The following story could be used as a basis to point out some of the plights we need to be delivered from.
In one story of the Holy Grail, a knight rode forth in searth of fulfillment. He came to a singing brook, deep meadows, trees plentiful with fruit. But even as he ate the fruit, it turned to dust. No feeding of the flesh could satisfy his deepest hunger.
Further on he saw a home, a lovely woman standing in its open door, her eyes innocent and kind and all her bearing gracious, and he thought that surely the love of a woman and the shelter of a home would be his answer; but she, too, fell into dust at his touch and the home crumbled into a broken shed.

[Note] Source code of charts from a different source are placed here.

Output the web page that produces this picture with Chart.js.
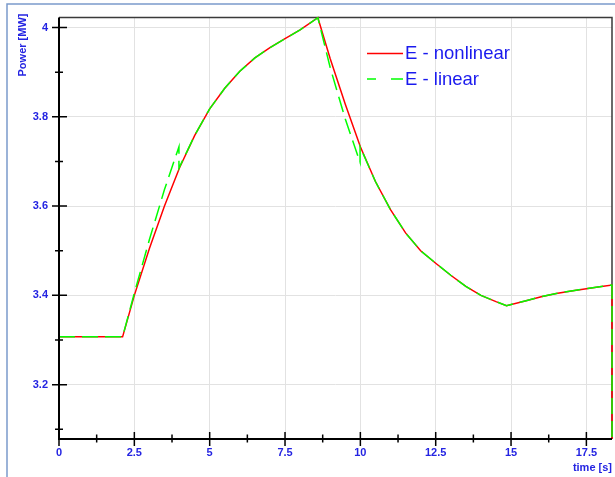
<!DOCTYPE html>
<html>
<head>
<meta charset="utf-8">
<script src="https://cdn.jsdelivr.net/npm/chart.js@4/dist/chart.umd.min.js"></script>
<style>
  html, body { margin: 0; padding: 0; background: #fff; }
  canvas { display: block; }
</style>
</head>
<body>
<canvas id="c" width="615" height="477"></canvas>
<script>
// Series labels
const seriesNames = ['E - nonlinear', 'E - linear'];

// Electrical power, nonlinear model: time [s] and power [MW]
const timeNonlinear = [0, 2.11, 2.5, 3.0, 3.5, 4.0, 4.5, 5.0, 5.5, 6.0, 6.5, 7.0, 7.5, 8.0, 8.59,
  9.0, 9.5, 10.0, 10.5, 11.0, 11.5, 12.0, 12.5, 13.0, 13.5, 14.0, 14.5, 14.85,
  15.5, 16.0, 16.5, 17.0, 17.5, 18.0, 18.35, 18.35];
const powerNonlinear = [3.307, 3.307, 3.400, 3.505, 3.600, 3.686, 3.758, 3.818, 3.864, 3.902, 3.932, 3.955, 3.975, 3.995, 4.022,
  3.930, 3.828, 3.733, 3.655, 3.592, 3.540, 3.500, 3.472, 3.445, 3.420, 3.400, 3.386, 3.377,
  3.388, 3.397, 3.404, 3.410, 3.415, 3.420, 3.423, 3.0];

// Electrical power, linearised model
const timeLinear = [0, 2.11, 2.5, 3.0, 3.5, 3.98, 3.98, 4.5, 5.0, 5.5, 6.0, 6.5, 7.0, 7.5, 8.0, 8.59,
  9.0, 9.5, 9.99, 9.99, 10.5, 11.0, 11.5, 12.0, 12.5, 13.0, 13.5, 14.0, 14.5, 14.85,
  15.5, 16.0, 16.5, 17.0, 17.5, 18.0, 18.35, 18.35];
const powerLinear = [3.307, 3.307, 3.405, 3.525, 3.637, 3.733, 3.685, 3.758, 3.818, 3.864, 3.902, 3.932, 3.955, 3.975, 3.995, 4.022,
  3.910, 3.795, 3.698, 3.733, 3.655, 3.592, 3.540, 3.500, 3.472, 3.445, 3.420, 3.400, 3.386, 3.377,
  3.388, 3.397, 3.404, 3.410, 3.415, 3.420, 3.423, 3.0];

// Axis ticks and labels
const xTicks = [0, 2.5, 5, 7.5, 10, 12.5, 15, 17.5];
const xLabels = ['0', '2.5', '5', '7.5', '10', '12.5', '15', '17.5'];
const xMinorTicks = [1.25, 3.75, 6.25, 8.75, 11.25, 13.75, 16.25];
const yTicks = [3.2, 3.4, 3.6, 3.8, 4];
const yLabels = ['3.2', '3.4', '3.6', '3.8', '4'];
const yMinorTicks = [3.1, 3.3, 3.5, 3.7, 3.9];
const xRange = [0, 18.35];
const yRange = [3.0782, 4.0223];
const xTitle = 'time [s]';
const yTitle = 'Power [MW]';

const toPoints = (xs, ys) => xs.map((x, i) => ({ x: x, y: ys[i] }));

const BLUE = '#2424e2';

const decorations = {
  id: 'decorations',
  beforeDraw(chart) {
    const ctx = chart.ctx;
    ctx.save();
    ctx.fillStyle = '#ffffff';
    ctx.fillRect(0, 0, chart.width, chart.height);
    // panel border
    ctx.strokeStyle = '#7b9acb';
    ctx.lineWidth = 1.5;
    ctx.beginPath();
    ctx.moveTo(7, chart.height);
    ctx.lineTo(7, 4);
    ctx.lineTo(chart.width, 4);
    ctx.stroke();
    ctx.restore();
  },
  beforeDatasetsDraw(chart) {
    const { ctx, chartArea: a } = chart;
    ctx.save();
    ctx.strokeStyle = '#3a3a3a';
    ctx.lineWidth = 1.5;
    ctx.beginPath();
    ctx.moveTo(a.left, a.top);
    ctx.lineTo(a.right, a.top);
    ctx.lineTo(a.right, a.bottom);
    ctx.stroke();
    ctx.restore();
  },
  afterDatasetsDraw(chart) {
    const { ctx, chartArea: a, scales } = chart;
    const xs = scales.x, ys = scales.y;
    ctx.save();
    ctx.strokeStyle = '#000';
    ctx.lineWidth = 2;
    ctx.beginPath();
    ctx.moveTo(a.left, a.top);
    ctx.lineTo(a.left, a.bottom);
    ctx.lineTo(a.right, a.bottom);
    ctx.stroke();
    ctx.lineWidth = 1.5;
    ctx.beginPath();
    xTicks.forEach(v => {
      const p = xs.getPixelForValue(v);
      ctx.moveTo(p, a.bottom - 7); ctx.lineTo(p, a.bottom + 7);
    });
    xMinorTicks.forEach(v => {
      const p = xs.getPixelForValue(v);
      ctx.moveTo(p, a.bottom - 4.5); ctx.lineTo(p, a.bottom + 3.5);
    });
    yTicks.forEach(v => {
      const p = ys.getPixelForValue(v);
      ctx.moveTo(a.left - 7, p); ctx.lineTo(a.left + 8, p);
    });
    yMinorTicks.forEach(v => {
      const p = ys.getPixelForValue(v);
      ctx.moveTo(a.left - 4, p); ctx.lineTo(a.left + 4, p);
    });
    ctx.stroke();
    ctx.restore();
  },
  afterDraw(chart) {
    const { ctx, chartArea: a } = chart;
    ctx.save();
    // axis titles
    ctx.fillStyle = BLUE;
    ctx.font = 'bold 11px "Liberation Sans", Arial, sans-serif';
    ctx.textAlign = 'right';
    ctx.textBaseline = 'alphabetic';
    ctx.fillText(xTitle, a.right, 471);
    ctx.save();
    ctx.translate(26, 45);
    ctx.rotate(-Math.PI / 2);
    ctx.textAlign = 'center';
    ctx.fillText(yTitle, 0, 0);
    ctx.restore();

    // legend
    const ds = chart.data.datasets;
    const rows = [53.5, 79];
    ctx.font = '18.5px "Liberation Sans", Arial, sans-serif';
    ctx.textAlign = 'left';
    ctx.textBaseline = 'middle';
    ds.forEach((d, i) => {
      const y = rows[i];
      ctx.strokeStyle = d.borderColor;
      ctx.lineWidth = 1.5;
      ctx.beginPath();
      if (d.borderDash && d.borderDash.length) {
        ctx.moveTo(367, y); ctx.lineTo(376, y);
        ctx.moveTo(391, y); ctx.lineTo(403, y);
      } else {
        ctx.moveTo(367, y); ctx.lineTo(403, y);
      }
      ctx.stroke();
      ctx.fillStyle = '#1a1aee';
      ctx.fillText(d.label, 405, y + 0.5);
    });
    ctx.restore();
  }
};

new Chart(document.getElementById('c'), {
  type: 'line',
  data: {
    datasets: [
      {
        label: seriesNames[0],
        data: toPoints(timeNonlinear, powerNonlinear),
        borderColor: '#ff0000',
        borderWidth: 1.5,
        pointRadius: 0,
        tension: 0,
        fill: false,
        clip: { left: 1, top: 2, right: 2, bottom: 0 },
        order: 2
      },
      {
        label: seriesNames[1],
        data: toPoints(timeLinear, powerLinear),
        borderColor: '#00ff00',
        borderWidth: 1.5,
        borderDash: [16, 7],
        pointRadius: 0,
        tension: 0,
        fill: false,
        clip: { left: 1, top: 2, right: 2, bottom: 0 },
        order: 1
      }
    ]
  },
  options: {
    responsive: false,
    animation: false,
    devicePixelRatio: 1,
    layout: { padding: { left: 0, right: 3, top: 15, bottom: 0 } },
    plugins: {
      legend: { display: false },
      tooltip: { enabled: false },
      title: { display: false }
    },
    scales: {
      x: {
        type: 'linear',
        min: xRange[0],
        max: xRange[1],
        afterBuildTicks: s => { s.ticks = xTicks.map(v => ({ value: v })); },
        afterFit: s => { s.height = 38; },
        grid: { color: '#e2e2e2', lineWidth: 1, drawTicks: false },
        border: { display: false },
        ticks: {
          padding: 7,
          color: BLUE,
          font: { family: '"Liberation Sans", Arial, sans-serif', size: 11, weight: 'bold' },
          callback: v => { const i = xTicks.indexOf(v); return i >= 0 ? xLabels[i] : ''; },
          maxRotation: 0,
          autoSkip: false
        }
      },
      y: {
        type: 'linear',
        min: yRange[0],
        max: yRange[1],
        afterBuildTicks: s => { s.ticks = yTicks.map(v => ({ value: v })); },
        afterFit: s => { s.width = 59; },
        grid: { color: '#e2e2e2', lineWidth: 1, drawTicks: false },
        border: { display: false },
        ticks: {
          padding: 11,
          color: BLUE,
          font: { family: '"Liberation Sans", Arial, sans-serif', size: 11, weight: 'bold' },
          callback: v => { const i = yTicks.findIndex(t => Math.abs(t - v) < 1e-9); return i >= 0 ? yLabels[i] : ''; },
          autoSkip: false
        }
      }
    }
  },
  plugins: [decorations]
});
</script>
</body>
</html>
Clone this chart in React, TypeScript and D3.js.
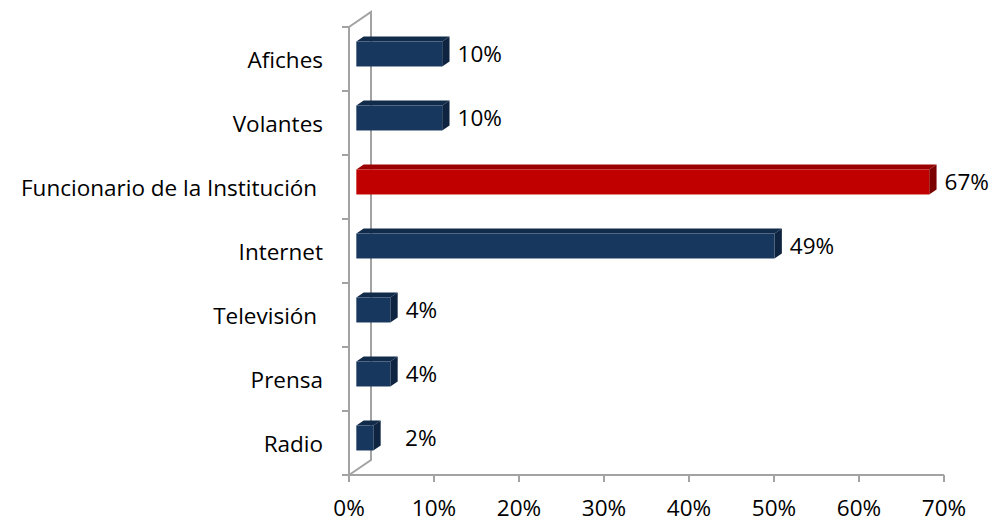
import React, { useEffect, useRef } from "react";
import * as d3 from "d3";

// Medios por los que se enteró (de arriba hacia abajo)
const categories = [
  "Afiches",
  "Volantes",
  "Funcionario de la Institución ",
  "Internet",
  "Televisión ",
  "Prensa",
  "Radio",
];
const values = [0.101, 0.101, 0.674, 0.492, 0.04, 0.04, 0.02];
const highlighted = "Funcionario de la Institución ";
const xTicks = [0, 0.1, 0.2, 0.3, 0.4, 0.5, 0.6, 0.7];

export default function App() {
  const chartRef = useRef(null);

  useEffect(() => {
    const width = 994;
    const height = 523;
    const left = 349;
    const right = 944;
    const top = 27;
    const bottom = 475;
    // depth of the 3D box (front plane -> back wall)
    const depthX = 22;
    const depthY = -15;

    const font = "'Open Sans', sans-serif";
    const fontSize = 22.5;
    const axisColor = "#a3a3a3";

    const x = d3.scaleLinear().domain([0, 0.7]).range([left, right]);
    const y = d3.scaleBand().domain(categories).range([top, bottom]);

    const palette = {
      normal: { front: "#17375e", top: "#112b4b", side: "#0e2440" },
      hot: { front: "#c00000", top: "#9a0000", side: "#7c0000" },
    };

    const svg = d3
      .create("svg")
      .attr("width", width)
      .attr("height", height)
      .style("position", "absolute")
      .style("left", 0)
      .style("top", 0)
      .style("background", "#fff")
      .style("font-family", font);

    // back wall + depth lines
    const frame = svg
      .append("g")
      .attr("stroke", axisColor)
      .attr("stroke-width", 2)
      .attr("fill", "none");
    frame
      .append("path")
      .attr(
        "d",
        `M${left},${top} L${left + depthX},${top + depthY} L${left + depthX},${
          bottom + depthY
        } L${left},${bottom}`
      );
    // front vertical axis
    frame.append("line").attr("x1", left).attr("x2", left).attr("y1", top).attr("y2", bottom);
    // category ticks
    const catTicks = y.domain().map((d) => y(d)).concat([bottom]);
    frame
      .selectAll("line.ct")
      .data(catTicks)
      .join("line")
      .attr("class", "ct")
      .attr("x1", left - 7)
      .attr("x2", left)
      .attr("y1", (d) => d)
      .attr("y2", (d) => d);
    // bottom value axis
    frame.append("line").attr("x1", left).attr("x2", right).attr("y1", bottom).attr("y2", bottom);
    frame
      .selectAll("line.vt")
      .data(xTicks)
      .join("line")
      .attr("class", "vt")
      .attr("x1", (d) => x(d))
      .attr("x2", (d) => x(d))
      .attr("y1", bottom)
      .attr("y2", bottom + 7);

    // value tick labels
    const fmt = d3.format(".0%");
    svg
      .append("g")
      .attr("font-size", fontSize)
      .attr("text-anchor", "middle")
      .selectAll("text")
      .data(xTicks)
      .join("text")
      .attr("x", (d) => x(d))
      .attr("y", 508)
      .attr("dy", "0.35em")
      .text((d) => fmt(d));

    // category labels
    svg
      .append("g")
      .attr("font-size", fontSize)
      .attr("text-anchor", "end")
      .selectAll("text")
      .data(categories)
      .join("text")
      .attr("x", 323)
      .attr("y", (d) => y(d) + y.bandwidth() / 2 + 1)
      .attr("dy", "0.35em")
      .style("white-space", "pre")
      .text((d) => d);

    // 3D bars: front face sits a third of the way into the depth
    const fx = depthX / 3;
    const fy = depthY / 3;
    const bh = y.bandwidth() * 0.39;
    const bars = svg
      .append("g")
      .selectAll("g")
      .data(categories.map((c, i) => ({ c, v: values[i] })))
      .join("g");

    bars.each(function (d) {
      const g = d3.select(this);
      const col = d.c === highlighted ? palette.hot : palette.normal;
      const x0 = x(0) + fx;
      const x1 = x(d.v) + fx;
      const cy = y(d.c) + y.bandwidth() / 2 + fy;
      const y0 = cy - bh / 2;
      const y1 = cy + bh / 2;
      g.append("path")
        .attr("fill", col.top)
        .attr("d", `M${x0},${y0} L${x0 + fx},${y0 + fy} L${x1 + fx},${y0 + fy} L${x1},${y0} Z`);
      g.append("path")
        .attr("fill", col.side)
        .attr("d", `M${x1},${y0} L${x1 + fx},${y0 + fy} L${x1 + fx},${y1 + fy} L${x1},${y1} Z`);
      g.append("rect")
        .attr("fill", col.front)
        .attr("x", x0)
        .attr("y", y0)
        .attr("width", x1 - x0)
        .attr("height", bh);
      g.append("text")
        .attr("font-size", fontSize)
        .attr("x", Math.max(x1 + fx + 8, x(0.066)))
        .attr("y", cy)
        .attr("dy", "0.35em")
        .text(fmt(Math.round(d.v * 100) / 100));
    });

    chartRef.current.innerHTML = "";
    chartRef.current.appendChild(svg.node());
  }, []);

  return <div ref={chartRef} />;
}
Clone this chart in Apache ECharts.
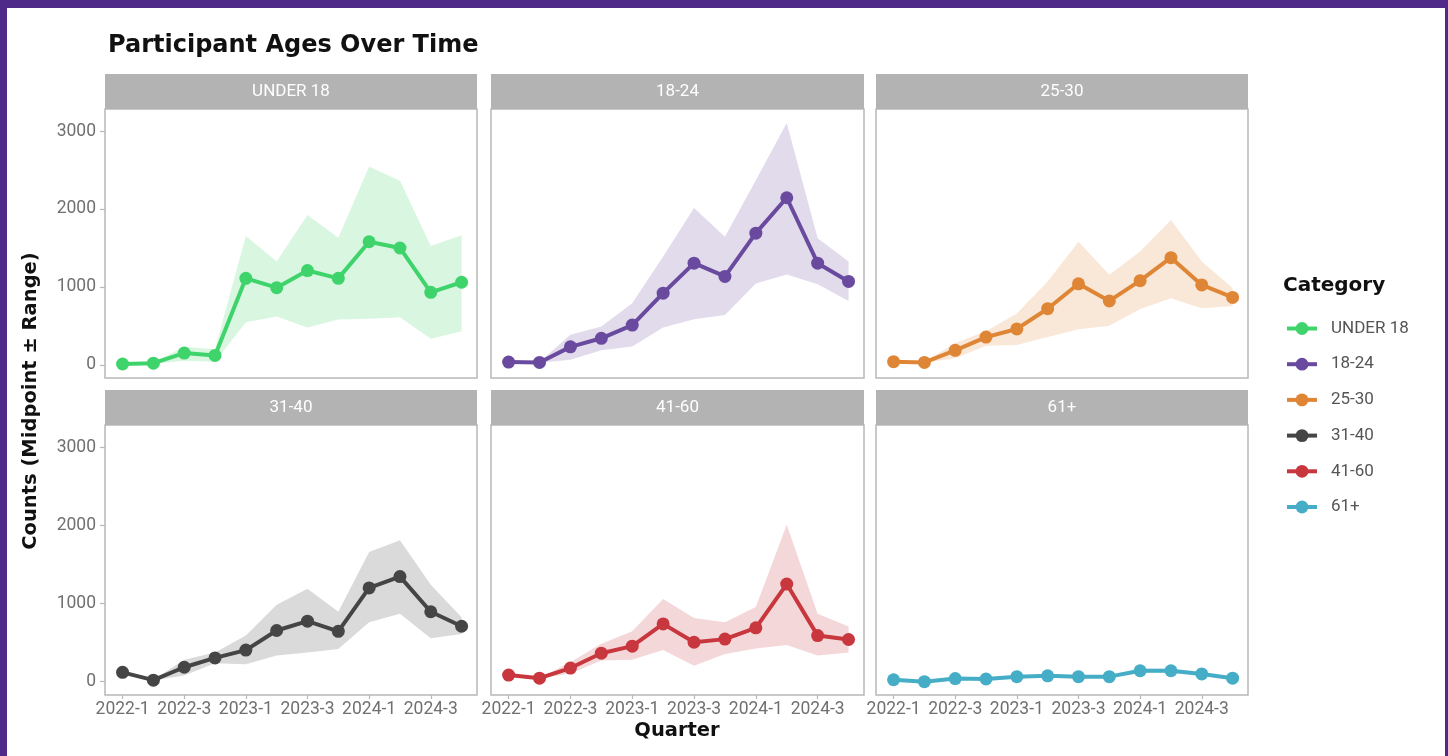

Later in his journey, the knight came to a warrior clad in golden armor; but the warrior, too, turned into dust, for the deepest meaning of life is not in the pride of battle. And still later he saw a city on the hill, at its gates a great throng shouting his praises as he climbed the slope, so that he felt that surely civic honor and the esteem of others would be his deepest need, but the city and its people were gone when he reached the crest of the hill. So he cried out, in Tennyson’s words, "Lo, if I find the Holy Grail itself and touch it, it will crumble into dust!"
A concluding point could be made that God’s triumphant grace offers us deliverance from the disappointments that always follow when we look for salvation in the contemporary equivalents of the points made above, as surely we do.